Kaplan, 1 Mayıs İşçi Bayramı dolayısıyla yaptığı yazılı basın açıklamasında, hem işçi ve emekçilerin 1 Mayıs'ını kutladı hem de 1 Mayıs'ın Taksim’de yasaklanmasını eleştirdi. 1 Mayıs'ın demokratik hak ve özgürlükleri kullanma adına, bu uğurda mücadelenin, birliğin ve dayanışmanın yaşama geçirilmesinin ifade edildiği bir gün olduğunu belirten Kaplan, açıklamasında şu ifadelere yer verdi:

"Taksim'deki 1 Mayıs kutlamaları uzun yıllardır yasakçı ve baskıcı bir zihniyetle engellenmiştir. 1 Mayıs 1977 yılında Taksim'de bir katliam yaşandı. Derin devlet bu katliamın ortaya çıkmaması adına her şeyi yaptı. Bu haklı mücadele, ekmek ve özgürlük arama kavgasında yitirdiğimiz canların, dökülen kanların failleri daha bulunamadığı gibi çekilen hapislerin, yapılan işkencelerin de hesapları sorulmadı. Devletin taksim korkusu ve yasağı nedeniyle uzun yıllar kutlamalar Taksim dışındaki alanlarda gerçekleşti. Çalışan işçinin, emekçinin, ezilenlerin ve özgürlüğün bayramı olan 1 Mayıs işçi ve emekçi bayramının sembolü olan Taksim Meydanı, bu yıl yine baskı ve dikta uygulaması sonucu yasaklanmıştır. AKP iktidarının yasakçı zihniyetinin altında yatan korku ve baskı psikolojisi, Taksim’de kitlelerin bir araya gelmesini engelleme adına birçok adım atmaktadır.
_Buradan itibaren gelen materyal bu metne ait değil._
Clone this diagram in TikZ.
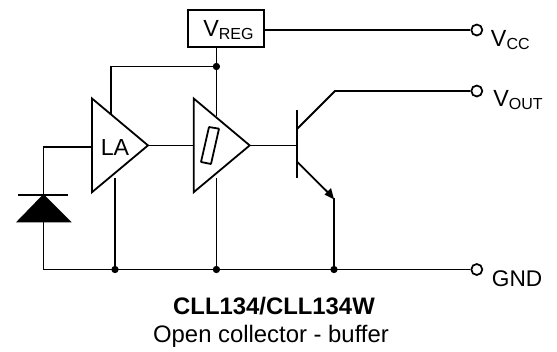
\documentclass[tikz,border=0pt]{standalone}
\usepackage{fontspec}
\setmainfont{Liberation Sans}
\tikzset{
  wire/.style={line width=1.35pt, line join=miter},
  amp/.style={wire, fill=white},
  dot/.style={circle, fill=black, inner sep=0pt, minimum size=5.5pt},
  term/.style={circle, draw, fill=white, line width=1.3pt, inner sep=0pt, minimum size=8.25pt},
  lbl/.style={inner sep=0pt, font=\fontsize{17.5}{20}\selectfont}
}
\newcommand{\lsub}[2]{#1{\fontsize{12}{14}\selectfont\raisebox{-2.25pt}{#2}}}
\begin{document}
\begin{tikzpicture}[x=0.75pt,y=-0.75pt]
\useasboundingbox (0,0) rectangle (557,351);
\node[draw, line width=1.35pt, minimum width=57pt, minimum height=27.75pt, inner sep=0pt] (reg) at (226.2,28.3) {};
\node[lbl, anchor=base west] (lreg) at (203,36) {\lsub{V}{REG}};
\node[term] (vcc) at (476.8,30) {};
\node[term] (vout) at (476.8,91) {};
\node[term] (gnd) at (476.8,269.5) {};
\node[lbl, anchor=base west] (lvcc) at (490.7,46.8) {\lsub{V}{CC}};
\node[lbl, anchor=base west] (lvout) at (493,106.7) {\lsub{V}{OUT}};
\node[lbl, anchor=base west, font=\fontsize{17}{20}\selectfont] (lgnd) at (491.7,286.7) {GND};
\coordinate (j1) at (216.4,66.5);
\coordinate (j2) at (115,269.5);
\coordinate (j3) at (216.4,269.5);
\coordinate (j4) at (334,269.5);
\coordinate (gl) at (43.5,269.5);
\coordinate (in) at (43.5,147);
% wires
\draw[wire] (reg.east |- vcc) -- (vcc.west);
\draw[wire] (reg.south -| j1) -- (216.4,116);
\draw[wire] (j1) -- (110.7,66.5) -- (110.7,114);
\draw[wire] (115,178) -- (j2);
\draw[wire] (216.4,178) -- (j3);
\draw[wire] (gl) -- (gnd.west);
\draw[wire] (gl) -- (in) -- (92,147);
% amplifiers
\draw[amp] (92,98.5) -- (148,145.4) -- (92,192.2) -- cycle;
\draw[amp] (193.7,98.5) -- (249.7,145.4) -- (193.7,192.2) -- cycle;
\draw[wire] (148,145.4) -- (193.7,145.4);
\draw[wire] (249.7,145.4) -- (297,145.4);
\draw[line width=1.35pt, rounded corners=0.4pt] (209,127) -- (219,128.7) -- (211,164) -- (201,162) -- cycle;
\node[inner sep=0pt, anchor=base, font=\fontsize{17.4}{20}\selectfont] (la) at (115,155.7) {LA};
% transistor
\draw[wire] (297,110) -- (297,178);
\draw[wire] (297,129) -- (335,91) -- (vout.west);
\draw[wire] (297,161.7) -- (328,192.5);
\fill (334,199.3) -- (324.5,194.5) -- (331,188) -- cycle;
\draw[wire] (334,198) -- (j4);
% diode
\fill (43.5,194) -- (71.7,222.3) -- (16,222.3) -- cycle;
\draw[wire] (18.3,194.7) -- (67.7,194.7);
% junctions
\foreach \n in {j1,j2,j3,j4} \node[dot] at (\n) {};
% captions
\node[inner sep=0pt, anchor=base, font=\fontsize{17.9}{20}\selectfont\bfseries] (t1) at (274,314) {CLL134/CLL134W};
\node[inner sep=0pt, anchor=base, font=\fontsize{17.9}{20}\selectfont] (t2) at (271,342.7) {Open collector - buffer};
\end{tikzpicture}
\end{document}
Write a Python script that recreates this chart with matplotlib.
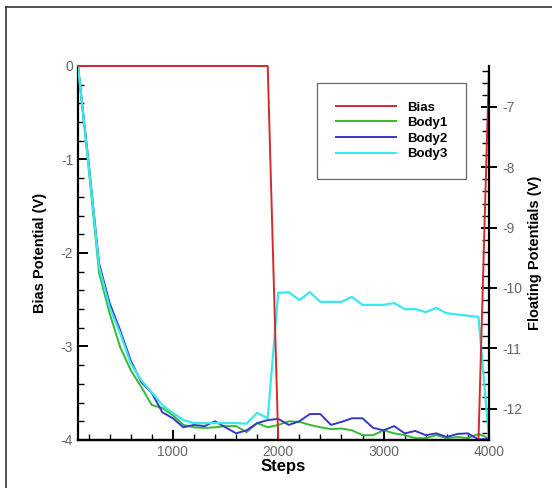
import matplotlib
matplotlib.use("Agg")
import matplotlib.pyplot as plt
from matplotlib.lines import Line2D
from matplotlib.ticker import MultipleLocator

plt.rcParams["font.family"] = ["Liberation Sans", "DejaVu Sans"]
plt.rcParams["axes.unicode_minus"] = False

# bias potential (left axis)
bias_steps = [100, 1900, 2000, 3900, 4000]
bias = [0, 0, -4, -4, 0]

# floating potentials (right axis), sampled every 100 steps
steps = list(range(100, 4001, 100))
body1 = [-6.32, -8.0, -9.75, -10.42, -10.98, -11.36, -11.64, -11.94, -11.99, -12.11,
         -12.27, -12.31, -12.32, -12.31, -12.29, -12.29, -12.39, -12.24, -12.31, -12.27,
         -12.21, -12.22, -12.27, -12.31, -12.34, -12.33, -12.36, -12.44, -12.44, -12.36,
         -12.41, -12.44, -12.49, -12.49, -12.44, -12.49, -12.47, -12.49, -12.42, -12.49]
body2 = [-6.32, -7.9, -9.59, -10.25, -10.70, -11.20, -11.56, -11.74, -12.06, -12.16,
         -12.31, -12.27, -12.29, -12.21, -12.31, -12.41, -12.36, -12.24, -12.19, -12.17,
         -12.27, -12.21, -12.09, -12.09, -12.27, -12.22, -12.16, -12.16, -12.32, -12.36,
         -12.29, -12.41, -12.37, -12.44, -12.41, -12.47, -12.42, -12.41, -12.51, -12.50]
body3 = [-6.32, -7.95, -9.65, -10.32, -10.75, -11.25, -11.53, -11.73, -11.94, -12.07,
         -12.19, -12.24, -12.24, -12.24, -12.24, -12.24, -12.25, -12.07, -12.16, -10.08,
         -10.07, -10.20, -10.07, -10.23, -10.23, -10.23, -10.15, -10.28, -10.28, -10.28,
         -10.25, -10.35, -10.35, -10.40, -10.33, -10.42, -10.44, -10.46, -10.48, -12.50]

fig = plt.figure(figsize=(5.52, 4.88), dpi=100)
ax = fig.add_axes([0.1413, 0.0984, 0.7446, 0.7664])
ax2 = ax.twinx()

c_bias = "#d42a2a"
c_b1 = "#33bb33"
c_b2 = "#3838c8"
c_b3 = "#38e8ee"

ax.set_xlim(100, 4000)
ax.set_ylim(-4, 0)
ax2.set_ylim(-12.52, -6.32)

ax2.plot(steps, body1, color=c_b1, lw=1.4)
ax2.plot(steps, body2, color=c_b2, lw=1.4)
ax2.plot(steps, body3, color=c_b3, lw=1.6)
# bias drawn in the left-axis units, mapped onto the twin axis
lo, hi = ax2.get_ylim()
ax2.plot(bias_steps, [hi + b * (hi - lo) / 4 for b in bias],
         color=c_bias, lw=1.4, clip_on=False)

for a in (ax, ax2):
    a.spines["top"].set_visible(False)
    for s in a.spines.values():
        s.set_linewidth(1.6)
ax.spines["right"].set_visible(False)
ax2.spines["left"].set_visible(False)

ax.xaxis.set_major_locator(MultipleLocator(1000))
ax.xaxis.set_minor_locator(MultipleLocator(200))
ax.yaxis.set_major_locator(MultipleLocator(1))
ax.yaxis.set_minor_locator(MultipleLocator(0.2))
ax2.yaxis.set_major_locator(MultipleLocator(1))
ax2.yaxis.set_minor_locator(MultipleLocator(0.2))

ax.tick_params(axis="both", which="major", direction="in", length=7, width=1.4,
               labelsize=10, labelcolor="#666666", top=False, right=False)
ax.tick_params(axis="both", which="minor", direction="in", length=4, width=1,
               top=False, right=False)
ax2.tick_params(axis="y", which="major", direction="inout", length=12, width=1.4,
                labelsize=10, labelcolor="#666666")
ax2.tick_params(axis="y", which="minor", direction="in", length=5, width=1)
ax2.tick_params(axis="x", which="both", bottom=False, labelbottom=False)

ax.set_xticks([1000, 2000, 3000, 4000])
ax.set_xlabel("Steps", fontsize=12, fontweight="bold", labelpad=0)
ax.set_ylabel("Bias Potential (V)", fontsize=10.5, fontweight="bold", labelpad=10)
ax2.set_ylabel("Floating Potentials (V)", fontsize=10.5, fontweight="bold", labelpad=4)

handles = [Line2D([], [], color=c_bias, lw=1.4), Line2D([], [], color=c_b1, lw=1.4),
           Line2D([], [], color=c_b2, lw=1.4), Line2D([], [], color=c_b3, lw=1.4)]
leg = ax2.legend(handles, ["Bias", "Body1", "Body2", "Body3"],
                 loc="upper left", bbox_to_anchor=(0.582, 0.955),
                 fancybox=False, framealpha=1, edgecolor="#666666",
                 prop={"weight": "bold", "size": 9.5}, handlelength=4.6,
                 borderpad=1.4, labelspacing=0.25, handletextpad=0.8,
                 borderaxespad=0)
leg.get_frame().set_linewidth(0.9)

# outer frame lines of the picture
fig.add_artist(Line2D([0.011, 1.0], [0.986, 0.986], color="#333333", lw=1.2))
fig.add_artist(Line2D([0.011, 0.011], [0.0, 0.986], color="#333333", lw=1.2))

fig.savefig("out.png", dpi=100)
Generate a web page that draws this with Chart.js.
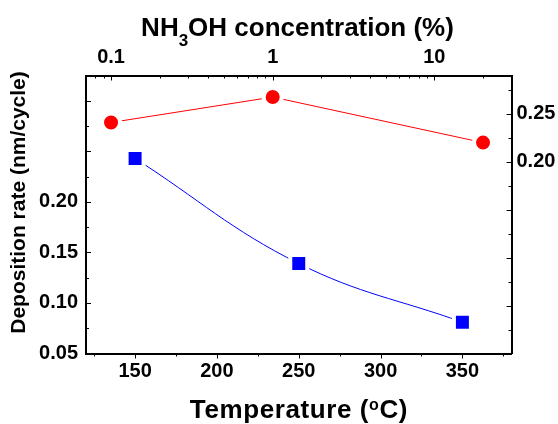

Bu yasakların güvenlik güçleriyle vatandaşlar arasında doğurabileceği çatışma ortamı kaçınılmazdır.”

İstanbul Valiliği'nin uygulamaları sonucu, 1 Mayıs günü şehirde ulaşımın durdurulması, toplu taşıma araçlarının hizmet vermemesi ile birçok vatandaşın seyahat özgürlüğünün kısıtlanacağını vurgulayan Kaplan, şunları kaydetti: "Taksim’de yaşanabilecek gerilim ve çatışmanın sorumlusu, başta taraflı olduğunu belirten Cumhurbaşkanı Recep Tayyip Erdoğan ve sonrasında İçişleri Bakanı, İstanbul Valisi ve İstanbul Emniyet Müdürü olacaktır. Güvenlik güçlerinin kanunsuz emirlerle vatandaşlarımıza yapacakları müdahaleler suç unsuru teşkil edecektir. Bu noktada vatandaşa yönelik olabilecek kanunsuz uygulamalarda savcıları şimdiden göreve davet ediyorum. Bizler, işçi kardeşlerimizin emeklerinin karşılığını almak için verdikleri haklı mücadelenin yanında duracağız, katkı sağlayacağız, omuz omuza vereceğiz. Toplumun her noktasında üreten, geliştiren ve hizmet sunan emekçilerimizin, bu yasakçı iktidar döneminde emeklerinin karşılığını alamadığının bilincinde olan Cumhuriyet Halk Partisi bu haksızlığın her zaman karşısındadır. Asgari ücret uygulamasındaki haksızlıklar, taşeron işçilerinin haklarının gasp edilmesi, emekçinin grev hakkının yasaklanması, sendikalı işçilerin işten atılması gibi birçok yasakçı ve haksız uygulamanın yapıldığı bu dönemde, 1 Mayıs daha fazla anlam ve önem kazanmaktadır. Grevlerin yasaklanmadığı, sendikalı işçilerin işten atılmadığı, örgütlenmenin engellenmediği, kamu emekçileri de dahil tüm çalışanların grevli toplu sözleşmeli sendikal haklara sahip oldukları, özgürlükçü bir demokrasi için işçilerimizle, emekçilerimizle omuz omuza mücadele etmeye, AKP Hükümeti'nin işçi haklarını gasp etme girişimleri karşısında durmaya devam edeceğiz. Bu duygu ve düşüncelerle, emek, hak ve özgürlük mücadelesinde yaşamlarını yitirenleri saygı ile anıyor, işçi ve emekçi kardeşlerimizin 1 Mayıs İşçi Bayramını kutluyorum."